SHARE OF THE WEEK: Investors will be hoping for signs of improvement at Asos after a year of woe
Investors will be hoping for signs of improvement at Asos after a year of woe.
The online fast fashion firm has struggled under the weight of increased input costs as customers have reined back their spending.
Chief executive Jose Antonio Ramos Calamonte, who took up the top job in June 2022, has insisted that Asos can ‘achieve far more’.
It swung to an annual loss of £32m last year after margins were hammered by supply chain inefficiencies amid ‘macroeconomic challenges’.
As shoppers returned to stores on the High Street after Covid, Asos has been hit by customers sending back more parcels or choosing not to order online.
The retailer, favoured by Gen Z shoppers, posts its first-half results on Wednesday.

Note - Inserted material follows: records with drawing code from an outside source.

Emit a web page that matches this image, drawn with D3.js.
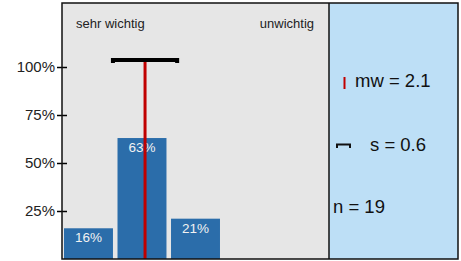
<!DOCTYPE html>
<html>
<head>
<meta charset="utf-8">
<script src="https://cdn.jsdelivr.net/npm/d3@7"></script>
<style>
body { margin: 0; background: #fff; }
svg { display: block; font-family: "Liberation Sans", Arial, sans-serif; }
</style>
</head>
<body>
<svg id="chart"></svg>
<script>
var width = 461, height = 261;

// data
var categories = [1, 2, 3, 4, 5];
var percents = [16, 63, 21, 0, 0];
var yTicks = [25, 50, 75, 100];
var scaleLabels = ["sehr wichtig", "unwichtig"];
var mw = 2.1, sd = 0.6, n = 19;

var panel = {left: 62, right: 329, top: 3, bottom: 259};

var svg = d3.select("#chart").attr("width", width).attr("height", height);

// background panels
svg.append("rect")
    .attr("x", panel.left).attr("y", panel.top)
    .attr("width", panel.right - panel.left).attr("height", panel.bottom - panel.top)
    .attr("fill", "#e6e6e6");
svg.append("rect")
    .attr("x", panel.right).attr("y", panel.top)
    .attr("width", 458 - panel.right).attr("height", panel.bottom - panel.top)
    .attr("fill", "#bddff6");

var x = d3.scaleBand()
    .domain(categories)
    .range([63, 326])
    .paddingInner(0.085)
    .paddingOuter(0);

var y = d3.scaleLinear()
    .domain([0, 100])
    .range([panel.bottom, 67]);

var xVal = d3.scaleLinear()
    .domain([1, 5])
    .range([x(1) + x.bandwidth() / 2, x(5) + x.bandwidth() / 2]);

var shown = categories.filter(function (c, i) { return percents[i] > 0; });

// bars
svg.selectAll(".bar")
    .data(shown)
    .enter().append("rect")
    .attr("class", "bar")
    .attr("x", function (d) { return x(d) + 1; })
    .attr("width", x.bandwidth())
    .attr("y", function (d) { return y(percents[d - 1]); })
    .attr("height", function (d) { return y(0) - y(percents[d - 1]); })
    .attr("fill", "#2b6daa");

svg.selectAll(".barlabel")
    .data(shown)
    .enter().append("text")
    .attr("x", function (d) { return x(d) + 1 + x.bandwidth() / 2; })
    .attr("y", function (d) { return y(percents[d - 1]) + 14; })
    .attr("text-anchor", "middle")
    .attr("font-size", "13.5px")
    .attr("fill", "#f2f2f2")
    .text(function (d) { return percents[d - 1] + "%"; });

// mean line
var shift = -1.3;
var mx = xVal(mw) + shift;
svg.append("line")
    .attr("x1", mx).attr("x2", mx)
    .attr("y1", 61).attr("y2", panel.bottom)
    .attr("stroke", "#c00000")
    .attr("stroke-width", 3);

// standard deviation bracket
var sdY = 60;
svg.append("path")
    .attr("d", "M" + (xVal(mw - sd) + shift) + "," + (sdY + 3) +
        "V" + sdY + "H" + (xVal(mw + sd) + shift) + "V" + (sdY + 3))
    .attr("fill", "none")
    .attr("stroke", "#000")
    .attr("stroke-width", 4);

// y axis
var yAxis = svg.append("g")
    .attr("transform", "translate(67,0)")
    .call(d3.axisLeft(y).tickValues(yTicks).tickSize(10).tickPadding(2)
        .tickFormat(function (d) { return d + "%"; }));
yAxis.select(".domain").remove();
yAxis.selectAll("line").attr("stroke", "#000").attr("stroke-width", 1.5);
yAxis.selectAll("text")
    .attr("font-size", "15px")
    .attr("font-family", "Liberation Sans, Arial, sans-serif")
    .attr("fill", "#222");

// scale labels
svg.append("text")
    .attr("x", 76).attr("y", 28)
    .attr("font-size", "13px").attr("fill", "#222")
    .text(scaleLabels[0]);
svg.append("text")
    .attr("x", 314).attr("y", 28)
    .attr("text-anchor", "end")
    .attr("font-size", "13px").attr("fill", "#222")
    .text(scaleLabels[1]);

// borders
svg.append("rect")
    .attr("x", panel.left).attr("y", panel.top)
    .attr("width", 458 - panel.left).attr("height", panel.bottom - panel.top)
    .attr("fill", "none").attr("stroke", "#111").attr("stroke-width", 1.5);
svg.append("line")
    .attr("x1", panel.right).attr("x2", panel.right)
    .attr("y1", panel.top).attr("y2", panel.bottom)
    .attr("stroke", "#111").attr("stroke-width", 1.5);

// legend panel
svg.append("line")
    .attr("x1", 344.5).attr("x2", 344.5).attr("y1", 77).attr("y2", 89)
    .attr("stroke", "#c00000").attr("stroke-width", 2);
svg.append("text")
    .attr("x", 355).attr("y", 87)
    .attr("font-size", "18.5px").attr("fill", "#111")
    .text("mw = " + mw);

svg.append("path")
    .attr("d", "M337,148V144.5H350V148")
    .attr("fill", "none").attr("stroke", "#111").attr("stroke-width", 2);
svg.append("text")
    .attr("x", 370).attr("y", 151)
    .attr("font-size", "18.5px").attr("fill", "#111")
    .text("s = " + sd);

svg.append("text")
    .attr("x", 333).attr("y", 213)
    .attr("font-size", "18.5px").attr("fill", "#111")
    .text("n = " + n);
</script>
</body>
</html>
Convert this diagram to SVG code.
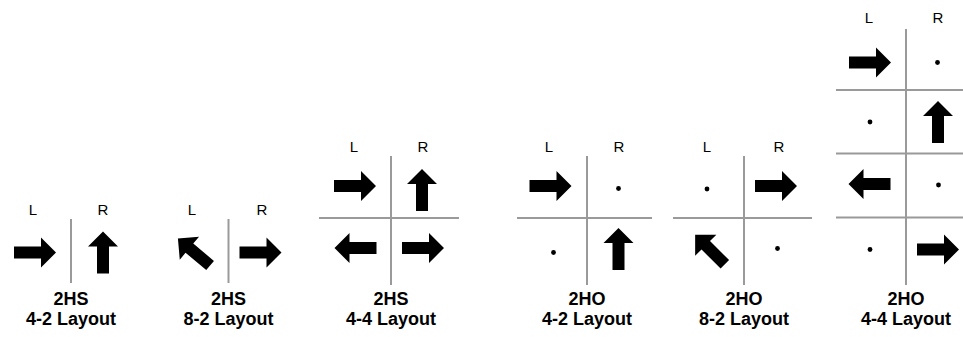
<svg xmlns="http://www.w3.org/2000/svg" xmlns:xlink="http://www.w3.org/1999/xlink" width="963" height="337" viewBox="0 0 963 337">
  <style>
    .div { stroke: #9a9a9a; stroke-width: 2; fill: none; }
    .side { font-family: "Liberation Sans", Arial, sans-serif; font-size: 15px; fill: #000; text-anchor: middle; }
    .title { font-family: "Liberation Sans", Arial, sans-serif; font-size: 18px; font-weight: bold; fill: #000; text-anchor: middle; }
    .dot { fill: #000; }
  </style>
  <defs>
    <!-- block arrow pointing right, centred on the origin -->
    <path id="arr" d="M-21,-6 H6 V-15 L21,0 L6,15 V6 H-21 Z" fill="#000"/>
  </defs>
  <rect width="963" height="337" fill="#fff"/>

  <!-- 2HS 4-2 -->
  <g id="hs-42">
    <line class="div" x1="71" y1="219" x2="71" y2="283"/>
    <text class="side" x="33" y="215">L</text>
    <text class="side" x="103" y="215">R</text>
    <use href="#arr" transform="translate(35,252.5)"/>
    <use href="#arr" transform="translate(103,252.5) rotate(-90)"/>
    <text class="title" x="71" y="304.5">2HS</text>
    <text class="title" x="71" y="325">4-2 Layout</text>
  </g>

  <!-- 2HS 8-2 -->
  <g id="hs-82">
    <line class="div" x1="228.5" y1="219" x2="228.5" y2="283"/>
    <text class="side" x="192" y="215">L</text>
    <text class="side" x="262" y="215">R</text>
    <use href="#arr" transform="translate(194,252) rotate(-140)"/>
    <use href="#arr" transform="translate(260.5,252.5)"/>
    <text class="title" x="228.5" y="304.5">2HS</text>
    <text class="title" x="228.5" y="325">8-2 Layout</text>
  </g>

  <!-- 2HS 4-4 -->
  <g id="hs-44">
    <line class="div" x1="391" y1="156" x2="391" y2="285"/>
    <line class="div" x1="319" y1="218" x2="459" y2="218"/>
    <text class="side" x="354" y="152">L</text>
    <text class="side" x="423" y="152">R</text>
    <use href="#arr" transform="translate(355,186)"/>
    <use href="#arr" transform="translate(422,190) rotate(-90)"/>
    <use href="#arr" transform="translate(355.5,248) rotate(180)"/>
    <use href="#arr" transform="translate(423,248)"/>
    <text class="title" x="391" y="304.5">2HS</text>
    <text class="title" x="391" y="325">4-4 Layout</text>
  </g>

  <!-- 2HO 4-2 -->
  <g id="ho-42">
    <line class="div" x1="587" y1="156" x2="587" y2="285"/>
    <line class="div" x1="517" y1="218" x2="652" y2="218"/>
    <text class="side" x="549" y="152">L</text>
    <text class="side" x="619" y="152">R</text>
    <use href="#arr" transform="translate(550.5,186)"/>
    <circle class="dot" cx="618.5" cy="188.5" r="2.4"/>
    <circle class="dot" cx="553.5" cy="252.5" r="2.4"/>
    <use href="#arr" transform="translate(618.5,249) rotate(-90)"/>
    <text class="title" x="587" y="304.5">2HO</text>
    <text class="title" x="587" y="325">4-2 Layout</text>
  </g>

  <!-- 2HO 8-2 -->
  <g id="ho-82">
    <line class="div" x1="744" y1="156" x2="744" y2="285"/>
    <line class="div" x1="673" y1="218" x2="812" y2="218"/>
    <text class="side" x="707" y="152">L</text>
    <text class="side" x="779" y="152">R</text>
    <circle class="dot" cx="707" cy="189" r="2.4"/>
    <use href="#arr" transform="translate(776,186)"/>
    <use href="#arr" transform="translate(710,249.5) rotate(-135)"/>
    <circle class="dot" cx="777.5" cy="248.5" r="2.4"/>
    <text class="title" x="744" y="304.5">2HO</text>
    <text class="title" x="744" y="325">8-2 Layout</text>
  </g>

  <!-- 2HO 4-4 -->
  <g id="ho-44">
    <line class="div" x1="906" y1="29" x2="906" y2="285"/>
    <line class="div" x1="836" y1="90" x2="963" y2="90"/>
    <line class="div" x1="836" y1="153.5" x2="963" y2="153.5"/>
    <line class="div" x1="836" y1="217.5" x2="963" y2="217.5"/>
    <text class="side" x="869" y="23">L</text>
    <text class="side" x="938" y="23">R</text>
    <use href="#arr" transform="translate(870,62.5)"/>
    <circle class="dot" cx="937.5" cy="62.5" r="2.4"/>
    <circle class="dot" cx="870" cy="122" r="2.4"/>
    <use href="#arr" transform="translate(938,122) rotate(-90)"/>
    <use href="#arr" transform="translate(869.5,184) rotate(180)"/>
    <circle class="dot" cx="938.5" cy="185" r="2.4"/>
    <circle class="dot" cx="870" cy="249.5" r="2.4"/>
    <use href="#arr" transform="translate(938,249.5)"/>
    <text class="title" x="906" y="304.5">2HO</text>
    <text class="title" x="906" y="325">4-4 Layout</text>
  </g>
</svg>
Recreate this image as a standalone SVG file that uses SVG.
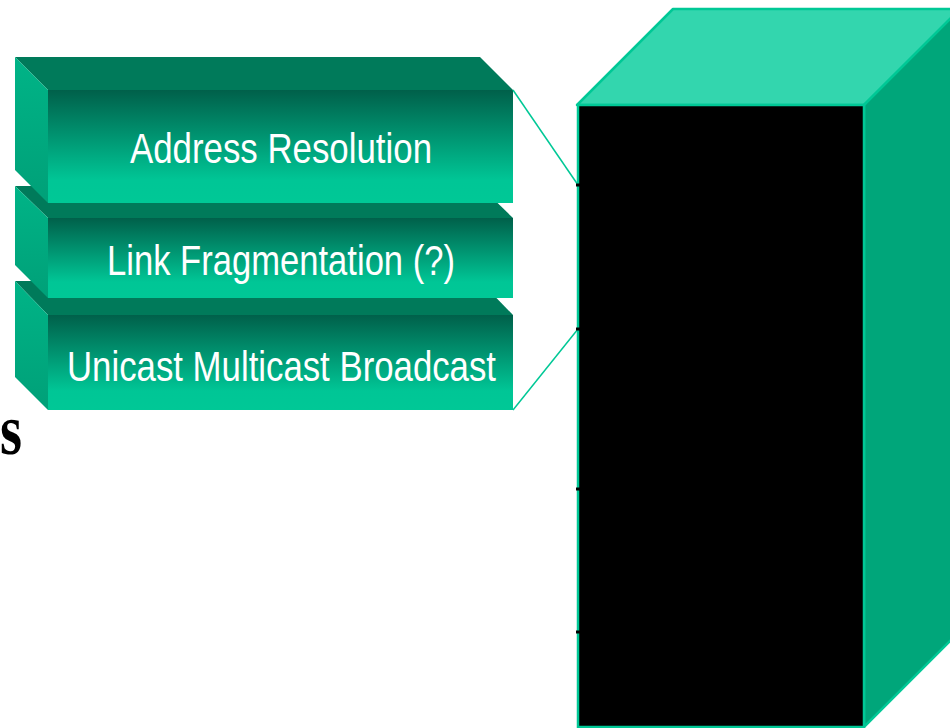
<svg xmlns="http://www.w3.org/2000/svg" width="950" height="728" viewBox="0 0 950 728">
<defs>
<linearGradient id="front" x1="0" y1="0" x2="0" y2="1">
<stop offset="0" stop-color="#00604A"/>
<stop offset="0.55" stop-color="#00A67E"/>
<stop offset="0.8" stop-color="#00C696"/>
<stop offset="1" stop-color="#00C896"/>
</linearGradient>
<linearGradient id="side" x1="0" y1="0" x2="0" y2="1">
<stop offset="0" stop-color="#00B487"/>
<stop offset="1" stop-color="#00A078"/>
</linearGradient>
<style>
.top{fill:#007A5A}
.left{fill:url(#side)}
.front{fill:url(#front)}
.lbl{fill:#FFFFFF;font-family:"Liberation Sans Narrow","Liberation Sans",Arial,sans-serif;font-size:42px;text-anchor:start}
.conn{stroke:#00C896;stroke-width:1.5;fill:none}
.tick{stroke:#000;stroke-width:3}
</style>
</defs>
<rect width="950" height="728" fill="#FFFFFF"/>
<text x="0" y="454" font-family="Liberation Serif,Times New Roman,serif" font-weight="bold" font-size="72" fill="#000" textLength="22" lengthAdjust="spacingAndGlyphs">s</text>
<g id="cube">
<polygon points="577,105 673,9 960,9 864,105" fill="#33D6AE" stroke="#00C896" stroke-width="2.5" stroke-linejoin="round"/>
<polygon points="864,105 960,9 960,631 864,727" fill="#00A67A" stroke="#00C896" stroke-width="2.5"/>
<rect x="578" y="105" width="286" height="622" fill="#000" stroke="#00C896" stroke-width="2.5"/>
</g>
<g id="box3">
<polygon points="15,281 480,281 513,315 48,315" class="top"/>
<polygon points="15,281 48,315 48,410 15,377" class="left"/>
<rect x="48" y="315" width="465" height="95" class="front"/>
<text x="67" y="381" class="lbl" textLength="429" lengthAdjust="spacingAndGlyphs">Unicast Multicast Broadcast</text>
</g>
<g id="box2">
<polygon points="15,186 480,186 513,218 48,218" class="top"/>
<polygon points="15,186 48,218 48,298 15,265" class="left"/>
<rect x="48" y="218" width="465" height="80" class="front"/>
<text x="107" y="275" class="lbl" textLength="348" lengthAdjust="spacingAndGlyphs">Link Fragmentation (?)</text>
</g>
<g id="box1">
<polygon points="15,57 480,57 513,90 48,90" class="top"/>
<polygon points="15,57 48,90 48,203 15,170" class="left"/>
<rect x="48" y="90" width="465" height="113" class="front"/>
<text x="130" y="163" class="lbl" textLength="302" lengthAdjust="spacingAndGlyphs">Address Resolution</text>
</g>
<g id="connectors">
<line x1="513" y1="90" x2="578" y2="185" class="conn"/>
<line x1="513" y1="410" x2="578" y2="329" class="conn"/>
<line x1="576" y1="185" x2="580" y2="185" class="tick"/>
<line x1="576" y1="329" x2="580" y2="329" class="tick"/>
<line x1="576" y1="489" x2="580" y2="489" class="tick"/>
<line x1="576" y1="632" x2="580" y2="632" class="tick"/>
</g>
</svg>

Shareholders will look at how measures such as cutting surplus stock levels, winding down storage facilities and job losses are going, according to analyst Susannah Streeter at Hargreaves Lansdown.
She said: ‘Poor weather dented sales on the High Street in March, but online sales were more resilient which could bode well for performance, with shoppers overall a bit keener to spend than expected back in the autumn.’
Analysts expect a loss, similar to last year, of around £16m.
But investors will hope it will offer signs Asos is turning a corner and can swing back to profit in full-year results.
AJ Bell analysts have forecast an annual profit of £60m, against last year’s £32m loss.